* start Dataset content *

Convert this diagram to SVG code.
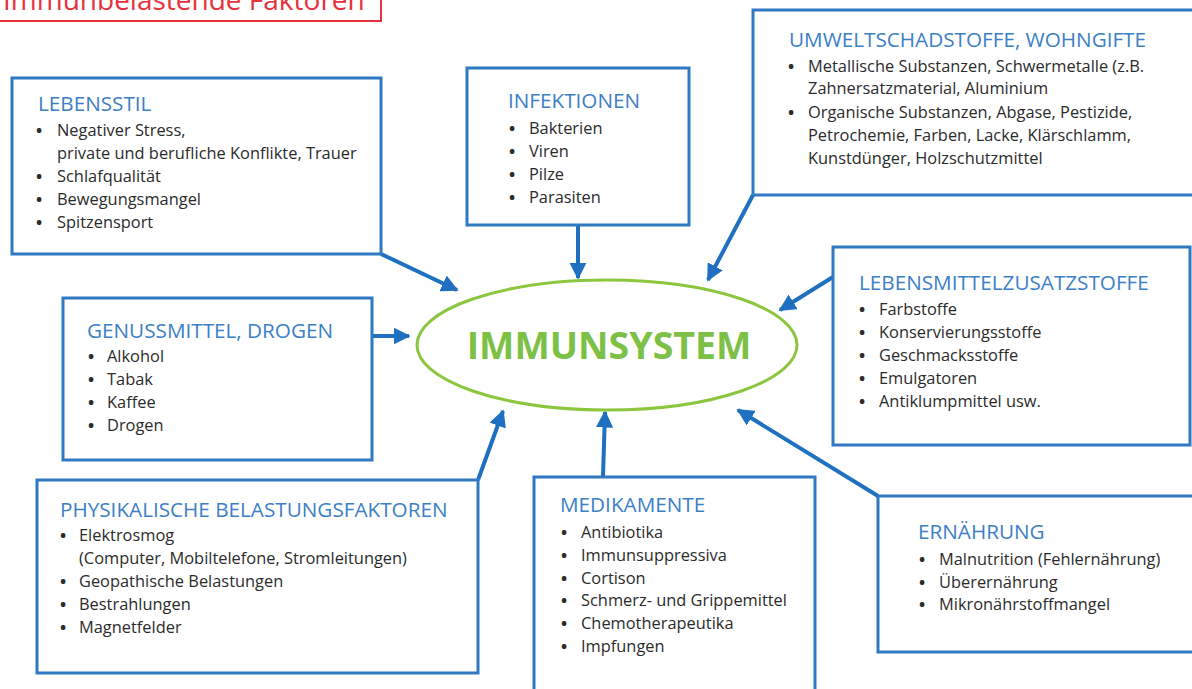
<svg xmlns="http://www.w3.org/2000/svg" width="1192" height="689" viewBox="0 0 1192 689">
<defs>
<style>
.box{fill:#fff;stroke:#2f78c2;stroke-width:3}
.t{font-family:"Open Sans","Liberation Sans",sans-serif;font-size:20.7px;fill:#3c80c6}
.b{font-family:"Open Sans","Liberation Sans",sans-serif;font-size:16.4px;fill:#2b2b2b}
.b tspan:nth-child(odd){}
.d{font-weight:bold}
.c{stroke:#1f70c1;stroke-width:4;fill:none;marker-end:url(#ah)}
</style>
<marker id="ah" viewBox="0 0 10 10" refX="9" refY="5" markerWidth="4.3" markerHeight="4.3" orient="auto" markerUnits="strokeWidth">
<path d="M0,0 L10,5 L0,10 z" fill="#1f70c1"/>
</marker>
</defs>
<rect width="1192" height="689" fill="#fff"/>
<g id="title">
<rect x="-4" y="-20" width="385" height="41" fill="none" stroke="#e6323e" stroke-width="2"/>
<text x="3" y="10" font-family="Open Sans, Liberation Sans, sans-serif" font-size="28" fill="#e6323e">Immunbelastende Faktoren</text>
</g>
<g id="connectors">
<line class="c" x1="381" y1="254" x2="457" y2="290"/>
<line class="c" x1="578" y1="226" x2="578" y2="278"/>
<line class="c" x1="753" y1="195" x2="708" y2="280"/>
<line class="c" x1="833" y1="277" x2="780" y2="310"/>
<line class="c" x1="372" y1="336" x2="409" y2="336"/>
<line class="c" x1="478" y1="480" x2="503" y2="411"/>
<line class="c" x1="603" y1="477" x2="605" y2="412"/>
<line class="c" x1="878" y1="496" x2="738" y2="410"/>
</g>
<g id="immunsystem">
<ellipse cx="607" cy="345" rx="190" ry="65" fill="#fff" stroke="#8cc63f" stroke-width="3"/>
<text x="609" y="359" text-anchor="middle" font-family="Open Sans, Liberation Sans, sans-serif" font-size="37.5" font-weight="bold" fill="#7cc145">IMMUNSYSTEM</text>
</g>
<g id="lebensstil">
<rect class="box" x="12" y="78" width="369" height="176"/>
<text class="t" x="38" y="111">LEBENSSTIL</text>
<text class="b"><tspan class="d" x="36" y="136">•</tspan><tspan x="57" y="136">Negativer Stress,</tspan><tspan x="57" y="159">private und berufliche Konflikte, Trauer</tspan><tspan class="d" x="36" y="182">•</tspan><tspan x="57" y="182">Schlafqualität</tspan><tspan class="d" x="36" y="205">•</tspan><tspan x="57" y="205">Bewegungsmangel</tspan><tspan class="d" x="36" y="228">•</tspan><tspan x="57" y="228">Spitzensport</tspan></text>
</g>
<g id="infektionen">
<rect class="box" x="467" y="68" width="222" height="157"/>
<text class="t" x="508" y="108">INFEKTIONEN</text>
<text class="b"><tspan class="d" x="509" y="134">•</tspan><tspan x="529" y="134">Bakterien</tspan><tspan class="d" x="509" y="157">•</tspan><tspan x="529" y="157">Viren</tspan><tspan class="d" x="509" y="180">•</tspan><tspan x="529" y="180">Pilze</tspan><tspan class="d" x="509" y="203">•</tspan><tspan x="529" y="203">Parasiten</tspan></text>
</g>
<g id="umwelt">
<rect class="box" x="753" y="10" width="445" height="185"/>
<text class="t" x="789" y="47">UMWELTSCHADSTOFFE, WOHNGIFTE</text>
<text class="b"><tspan class="d" x="788" y="72">•</tspan><tspan x="808" y="72">Metallische Substanzen, Schwermetalle (z.B.</tspan><tspan x="808" y="94">Zahnersatzmaterial, Aluminium</tspan><tspan class="d" x="788" y="118">•</tspan><tspan x="808" y="118">Organische Substanzen, Abgase, Pestizide,</tspan><tspan x="808" y="141">Petrochemie, Farben, Lacke, Klärschlamm,</tspan><tspan x="808" y="164">Kunstdünger, Holzschutzmittel</tspan></text>
</g>
<g id="lebensmittel">
<rect class="box" x="833" y="247" width="357" height="198"/>
<text class="t" x="859" y="290">LEBENSMITTELZUSATZSTOFFE</text>
<text class="b"><tspan class="d" x="859" y="315">•</tspan><tspan x="879" y="315">Farbstoffe</tspan><tspan class="d" x="859" y="338">•</tspan><tspan x="879" y="338">Konservierungsstoffe</tspan><tspan class="d" x="859" y="361">•</tspan><tspan x="879" y="361">Geschmacksstoffe</tspan><tspan class="d" x="859" y="384">•</tspan><tspan x="879" y="384">Emulgatoren</tspan><tspan class="d" x="859" y="407">•</tspan><tspan x="879" y="407">Antiklumpmittel usw.</tspan></text>
</g>
<g id="genussmittel">
<rect class="box" x="63" y="298" width="309" height="162"/>
<text class="t" x="87" y="338">GENUSSMITTEL, DROGEN</text>
<text class="b"><tspan class="d" x="88" y="362">•</tspan><tspan x="107" y="362">Alkohol</tspan><tspan class="d" x="88" y="385">•</tspan><tspan x="107" y="385">Tabak</tspan><tspan class="d" x="88" y="408">•</tspan><tspan x="107" y="408">Kaffee</tspan><tspan class="d" x="88" y="431">•</tspan><tspan x="107" y="431">Drogen</tspan></text>
</g>
<g id="physikalisch">
<rect class="box" x="37" y="480" width="441" height="193"/>
<text class="t" x="60" y="517">PHYSIKALISCHE BELASTUNGSFAKTOREN</text>
<text class="b"><tspan class="d" x="60" y="541">•</tspan><tspan x="79" y="541">Elektrosmog</tspan><tspan x="79" y="564">(Computer, Mobiltelefone, Stromleitungen)</tspan><tspan class="d" x="60" y="587">•</tspan><tspan x="79" y="587">Geopathische Belastungen</tspan><tspan class="d" x="60" y="610">•</tspan><tspan x="79" y="610">Bestrahlungen</tspan><tspan class="d" x="60" y="633">•</tspan><tspan x="79" y="633">Magnetfelder</tspan></text>
</g>
<g id="medikamente">
<rect class="box" x="534" y="477" width="281" height="220"/>
<text class="t" x="560" y="512">MEDIKAMENTE</text>
<text class="b"><tspan class="d" x="561" y="538">•</tspan><tspan x="581" y="538">Antibiotika</tspan><tspan class="d" x="561" y="561">•</tspan><tspan x="581" y="561">Immunsuppressiva</tspan><tspan class="d" x="561" y="584">•</tspan><tspan x="581" y="584">Cortison</tspan><tspan class="d" x="561" y="606">•</tspan><tspan x="581" y="606">Schmerz- und Grippemittel</tspan><tspan class="d" x="561" y="629">•</tspan><tspan x="581" y="629">Chemotherapeutika</tspan><tspan class="d" x="561" y="652">•</tspan><tspan x="581" y="652">Impfungen</tspan></text>
</g>
<g id="ernaehrung">
<rect class="box" x="878" y="496" width="320" height="156"/>
<text class="t" x="918" y="539">ERNÄHRUNG</text>
<text class="b"><tspan class="d" x="919" y="565">•</tspan><tspan x="939" y="565">Malnutrition (Fehlernährung)</tspan><tspan class="d" x="919" y="588">•</tspan><tspan x="939" y="588">Überernährung</tspan><tspan class="d" x="919" y="610">•</tspan><tspan x="939" y="610">Mikronährstoffmangel</tspan></text>
</g>
</svg>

* end Dataset content *

Quote the material in full and exactly; do not carry over its pictures.

Convert this diagram to SVG code.
<svg xmlns="http://www.w3.org/2000/svg" width="1192" height="689" viewBox="0 0 1192 689">
<defs>
<style>
.box{fill:#fff;stroke:#2f78c2;stroke-width:3}
.t{font-family:"Open Sans","Liberation Sans",sans-serif;font-size:20.7px;fill:#3c80c6}
.b{font-family:"Open Sans","Liberation Sans",sans-serif;font-size:16.4px;fill:#2b2b2b}
.b tspan:nth-child(odd){}
.d{font-weight:bold}
.c{stroke:#1f70c1;stroke-width:4;fill:none;marker-end:url(#ah)}
</style>
<marker id="ah" viewBox="0 0 10 10" refX="9" refY="5" markerWidth="4.3" markerHeight="4.3" orient="auto" markerUnits="strokeWidth">
<path d="M0,0 L10,5 L0,10 z" fill="#1f70c1"/>
</marker>
</defs>
<rect width="1192" height="689" fill="#fff"/>
<g id="title">
<rect x="-4" y="-20" width="385" height="41" fill="none" stroke="#e6323e" stroke-width="2"/>
<text x="3" y="10" font-family="Open Sans, Liberation Sans, sans-serif" font-size="28" fill="#e6323e">Immunbelastende Faktoren</text>
</g>
<g id="connectors">
<line class="c" x1="381" y1="254" x2="457" y2="290"/>
<line class="c" x1="578" y1="226" x2="578" y2="278"/>
<line class="c" x1="753" y1="195" x2="708" y2="280"/>
<line class="c" x1="833" y1="277" x2="780" y2="310"/>
<line class="c" x1="372" y1="336" x2="409" y2="336"/>
<line class="c" x1="478" y1="480" x2="503" y2="411"/>
<line class="c" x1="603" y1="477" x2="605" y2="412"/>
<line class="c" x1="878" y1="496" x2="738" y2="410"/>
</g>
<g id="immunsystem">
<ellipse cx="607" cy="345" rx="190" ry="65" fill="#fff" stroke="#8cc63f" stroke-width="3"/>
<text x="609" y="359" text-anchor="middle" font-family="Open Sans, Liberation Sans, sans-serif" font-size="37.5" font-weight="bold" fill="#7cc145">IMMUNSYSTEM</text>
</g>
<g id="lebensstil">
<rect class="box" x="12" y="78" width="369" height="176"/>
<text class="t" x="38" y="111">LEBENSSTIL</text>
<text class="b"><tspan class="d" x="36" y="136">•</tspan><tspan x="57" y="136">Negativer Stress,</tspan><tspan x="57" y="159">private und berufliche Konflikte, Trauer</tspan><tspan class="d" x="36" y="182">•</tspan><tspan x="57" y="182">Schlafqualität</tspan><tspan class="d" x="36" y="205">•</tspan><tspan x="57" y="205">Bewegungsmangel</tspan><tspan class="d" x="36" y="228">•</tspan><tspan x="57" y="228">Spitzensport</tspan></text>
</g>
<g id="infektionen">
<rect class="box" x="467" y="68" width="222" height="157"/>
<text class="t" x="508" y="108">INFEKTIONEN</text>
<text class="b"><tspan class="d" x="509" y="134">•</tspan><tspan x="529" y="134">Bakterien</tspan><tspan class="d" x="509" y="157">•</tspan><tspan x="529" y="157">Viren</tspan><tspan class="d" x="509" y="180">•</tspan><tspan x="529" y="180">Pilze</tspan><tspan class="d" x="509" y="203">•</tspan><tspan x="529" y="203">Parasiten</tspan></text>
</g>
<g id="umwelt">
<rect class="box" x="753" y="10" width="445" height="185"/>
<text class="t" x="789" y="47">UMWELTSCHADSTOFFE, WOHNGIFTE</text>
<text class="b"><tspan class="d" x="788" y="72">•</tspan><tspan x="808" y="72">Metallische Substanzen, Schwermetalle (z.B.</tspan><tspan x="808" y="94">Zahnersatzmaterial, Aluminium</tspan><tspan class="d" x="788" y="118">•</tspan><tspan x="808" y="118">Organische Substanzen, Abgase, Pestizide,</tspan><tspan x="808" y="141">Petrochemie, Farben, Lacke, Klärschlamm,</tspan><tspan x="808" y="164">Kunstdünger, Holzschutzmittel</tspan></text>
</g>
<g id="lebensmittel">
<rect class="box" x="833" y="247" width="357" height="198"/>
<text class="t" x="859" y="290">LEBENSMITTELZUSATZSTOFFE</text>
<text class="b"><tspan class="d" x="859" y="315">•</tspan><tspan x="879" y="315">Farbstoffe</tspan><tspan class="d" x="859" y="338">•</tspan><tspan x="879" y="338">Konservierungsstoffe</tspan><tspan class="d" x="859" y="361">•</tspan><tspan x="879" y="361">Geschmacksstoffe</tspan><tspan class="d" x="859" y="384">•</tspan><tspan x="879" y="384">Emulgatoren</tspan><tspan class="d" x="859" y="407">•</tspan><tspan x="879" y="407">Antiklumpmittel usw.</tspan></text>
</g>
<g id="genussmittel">
<rect class="box" x="63" y="298" width="309" height="162"/>
<text class="t" x="87" y="338">GENUSSMITTEL, DROGEN</text>
<text class="b"><tspan class="d" x="88" y="362">•</tspan><tspan x="107" y="362">Alkohol</tspan><tspan class="d" x="88" y="385">•</tspan><tspan x="107" y="385">Tabak</tspan><tspan class="d" x="88" y="408">•</tspan><tspan x="107" y="408">Kaffee</tspan><tspan class="d" x="88" y="431">•</tspan><tspan x="107" y="431">Drogen</tspan></text>
</g>
<g id="physikalisch">
<rect class="box" x="37" y="480" width="441" height="193"/>
<text class="t" x="60" y="517">PHYSIKALISCHE BELASTUNGSFAKTOREN</text>
<text class="b"><tspan class="d" x="60" y="541">•</tspan><tspan x="79" y="541">Elektrosmog</tspan><tspan x="79" y="564">(Computer, Mobiltelefone, Stromleitungen)</tspan><tspan class="d" x="60" y="587">•</tspan><tspan x="79" y="587">Geopathische Belastungen</tspan><tspan class="d" x="60" y="610">•</tspan><tspan x="79" y="610">Bestrahlungen</tspan><tspan class="d" x="60" y="633">•</tspan><tspan x="79" y="633">Magnetfelder</tspan></text>
</g>
<g id="medikamente">
<rect class="box" x="534" y="477" width="281" height="220"/>
<text class="t" x="560" y="512">MEDIKAMENTE</text>
<text class="b"><tspan class="d" x="561" y="538">•</tspan><tspan x="581" y="538">Antibiotika</tspan><tspan class="d" x="561" y="561">•</tspan><tspan x="581" y="561">Immunsuppressiva</tspan><tspan class="d" x="561" y="584">•</tspan><tspan x="581" y="584">Cortison</tspan><tspan class="d" x="561" y="606">•</tspan><tspan x="581" y="606">Schmerz- und Grippemittel</tspan><tspan class="d" x="561" y="629">•</tspan><tspan x="581" y="629">Chemotherapeutika</tspan><tspan class="d" x="561" y="652">•</tspan><tspan x="581" y="652">Impfungen</tspan></text>
</g>
<g id="ernaehrung">
<rect class="box" x="878" y="496" width="320" height="156"/>
<text class="t" x="918" y="539">ERNÄHRUNG</text>
<text class="b"><tspan class="d" x="919" y="565">•</tspan><tspan x="939" y="565">Malnutrition (Fehlernährung)</tspan><tspan class="d" x="919" y="588">•</tspan><tspan x="939" y="588">Überernährung</tspan><tspan class="d" x="919" y="610">•</tspan><tspan x="939" y="610">Mikronährstoffmangel</tspan></text>
</g>
</svg>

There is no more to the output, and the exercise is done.